On what were its bases sunk,
   or who laid its cornerstone 
when the morning stars sang together
   and all the heavenly beings shouted for joy? 

‘Or who shut in the sea with doors
   when it burst out from the womb?— 
when I made the clouds its garment,
   and thick darkness its swaddling band, 
and prescribed bounds for it,
   and set bars and doors, 
and said, “Thus far shall you come, and no farther,
   and here shall your proud waves be stopped”? 


It is not in the orthodox theological arguments of those comforters that he has any consolation.  But it is in an encounter with the God who is full of mystery and immensity that Job discovers the possibility that it is not necessary to have all the answers, but possible to live with unanswered questions.

His attempt to ‘understand’ what’s happened and happening to him is to no avail.  What is important is simply to sense the presence of God and put all into God’s hands.

I first encountered the Book of Job in the New English Bible and love that translation of the final moments when Job reaches that point …

42

Then Job answered the Lord:
I know that thou canst do all things
And that no purpose is beyond thee.
But I have spoken of great things which I have not understood,
Things too wonderful for me to know.
I knew of thee then only by report,
But now I see thee with my own eyes.
Therefore I melt away,
I repent in dust and ashes.

The drama done – there is an epilogue.  You need it in such great drama.  And at the very end in my dramatisation the vaudeville returns as Job is restored, his livestock and family come back to life and he lives happily ever after.

Happy ever after endings don’t by any means work out in the real world.  And that is the point of the Book of Job.

With the book of Job and with Jesus let’s reject the mistaken orthodoxy of those three friends and those disciples.

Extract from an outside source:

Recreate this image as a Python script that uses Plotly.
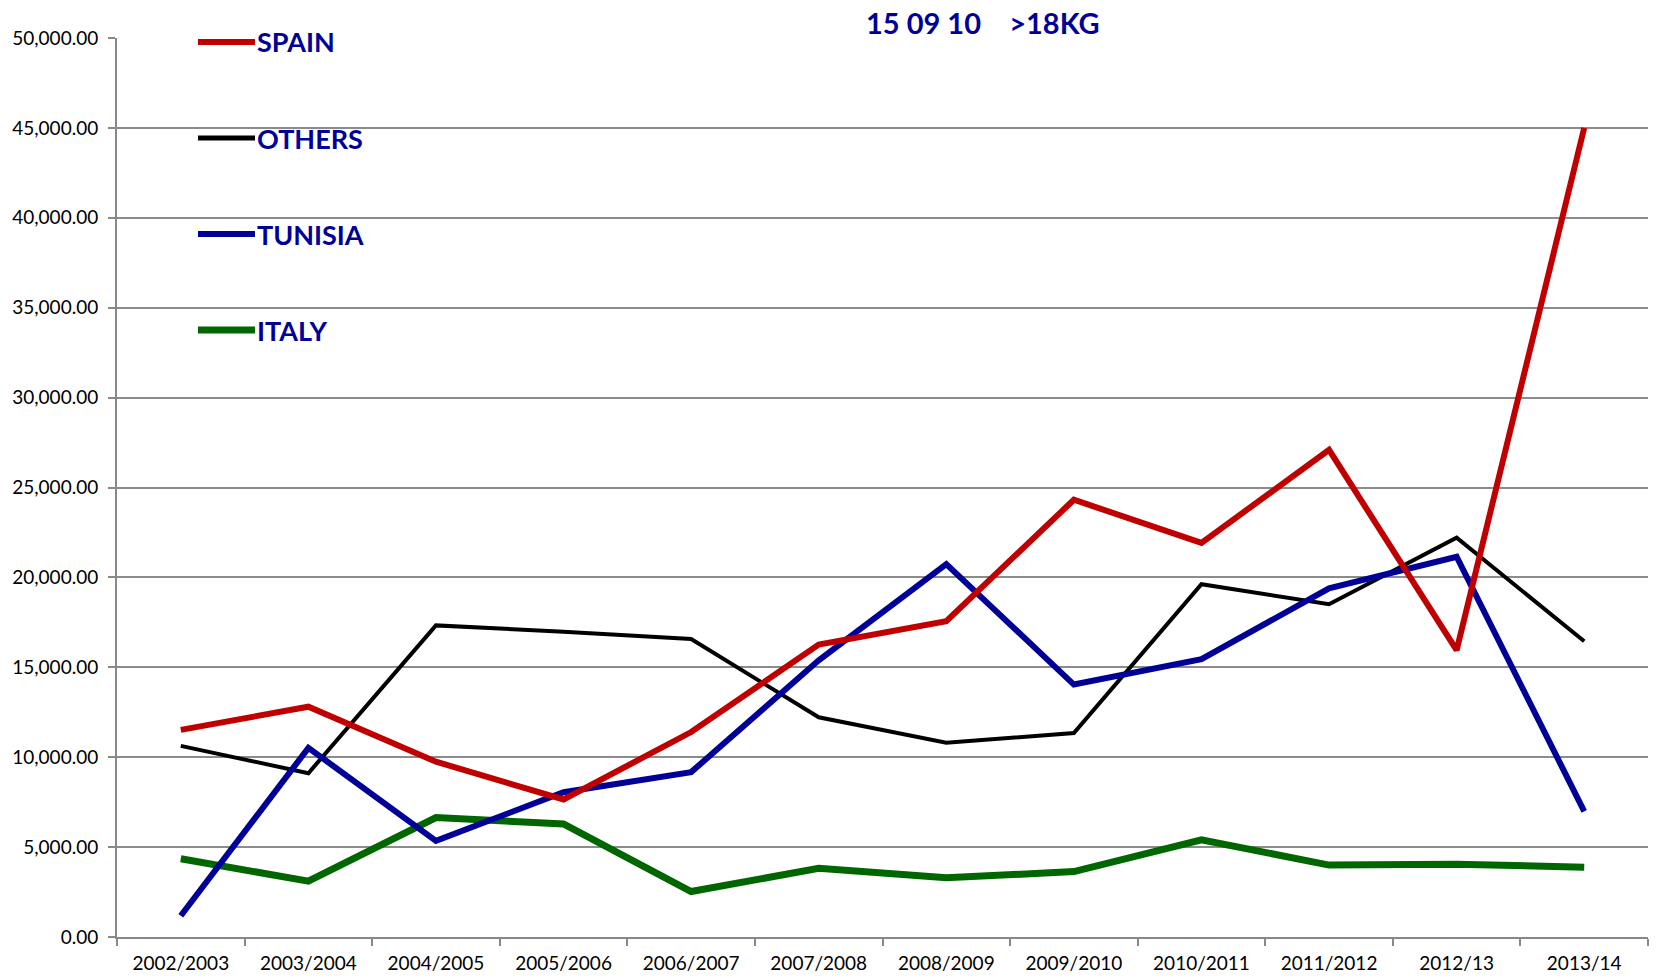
import plotly.graph_objects as go

categories = ["2002/2003", "2003/2004", "2004/2005", "2005/2006", "2006/2007", "2007/2008",
              "2008/2009", "2009/2010", "2010/2011", "2011/2012", "2012/13", "2013/14"]
spain = [11520, 12810, 9750, 7650, 11400, 16270, 17570, 24320, 21920, 27090, 15950, 45000]
others = [10630, 9110, 17330, 16980, 16570, 12220, 10810, 11340, 19620, 18510, 22210, 16450]
tunisia = [1180, 10520, 5350, 8050, 9170, 15390, 20740, 14040, 15450, 19390, 21150, 6990]
italy = [4350, 3110, 6640, 6290, 2530, 3820, 3290, 3640, 5410, 4000, 4050, 3880]
y_ticks = [0, 5000, 10000, 15000, 20000, 25000, 30000, 35000, 40000, 45000, 50000]

series = [
    ("SPAIN", spain, "#C00000", 6),
    ("OTHERS", others, "#000000", 4),
    ("TUNISIA", tunisia, "#000099", 6),
    ("ITALY", italy, "#006600", 7),
]

W, H = 1656, 978
ml, mr, mt, mb = 117, 8, 38, 41
pw, ph = W - ml - mr, H - mt - mb


def px_x(page_x):
    return (page_x - ml) / pw


def px_y(page_y):
    return 1 - (page_y - mt) / ph


fig = go.Figure()
for name, vals, col, lw in [series[3], series[1], series[2], series[0]]:
    fig.add_trace(go.Scatter(x=categories, y=vals, mode="lines", name=name,
                             line=dict(color=col, width=lw), showlegend=False))

shapes = []
annotations = []
legend_y_px = [42, 138, 234, 330]
for (name, vals, col, lw), ypx in zip(series, legend_y_px):
    yp = px_y(ypx)
    shapes.append(dict(type="line", xref="paper", yref="paper", x0=px_x(198), x1=px_x(255),
                       y0=yp, y1=yp, line=dict(color=col, width=max(lw, 5))))
    annotations.append(dict(xref="paper", yref="paper", x=px_x(255), y=yp, xanchor="left",
                            yanchor="middle", text=f"<b>{name}</b>", showarrow=False,
                            font=dict(family="Lato", size=27, color="#000099")))

annotations.append(dict(xref="paper", yref="paper", x=px_x(983), y=px_y(22),
                        xanchor="center", yanchor="middle",
                        text="<b>15 09 10\u00a0\u00a0\u00a0\u00a0>18KG</b>", showarrow=False,
                        font=dict(family="Lato", size=29, color="#000099")))

fig.update_layout(
    width=W, height=H,
    margin=dict(l=ml, r=mr, t=mt, b=mb, pad=0, autoexpand=False),
    paper_bgcolor="white", plot_bgcolor="white",
    showlegend=False,
    shapes=shapes, annotations=annotations,
    font=dict(family="Lato", size=19, color="#000000"),
)
fig.update_xaxes(type="category", range=[-0.5, 11.5], tickson="boundaries", automargin=False,
                 ticks="outside", ticklen=7, tickcolor="#888888", tickwidth=1.5,
                 showline=True, linecolor="#888888", linewidth=2, showgrid=False,
                 ticklabelstandoff=8, tickfont=dict(family="Lato", size=19, color="#000000"))
fig.update_yaxes(range=[0, 50000], tickvals=y_ticks, automargin=False,
                 ticktext=[f"{v:,.2f}" for v in y_ticks],
                 ticks="outside", ticklen=7, tickcolor="#888888", tickwidth=1.5,
                 showline=True, linecolor="#888888", linewidth=2,
                 showgrid=True, gridcolor="#8c8c8c", gridwidth=2, zeroline=False,
                 ticklabelstandoff=6, tickfont=dict(family="Lato", size=19, color="#000000"))

fig.write_html("out.html", config={"displayModeBar": False},
               post_script="document.body.style.margin='0';document.body.style.overflow='hidden';")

In its place Jesus offers us his presence.  At his parting he offered his friends, and he offers us another Comforter, even the Spirit of truth who will be with us forever.  And that offer of another comforter was made at his last Supper, as it were the first in that chain of suppers that have been shared by Christian believers down through the centuries, that Lord’s Supper we are about to share.

Here we seek once more that presence of God in Christ that in the face of sometimes untold suffering enables us to live with unanswered questions.

1 comment:

  1. Their understanding was that suffering was caused by sin. Job was a great man who suffered. Away from the reasonings of his friends came the realisation that we do not really understand how the world works (ie suffering is not caused by sin in that sense).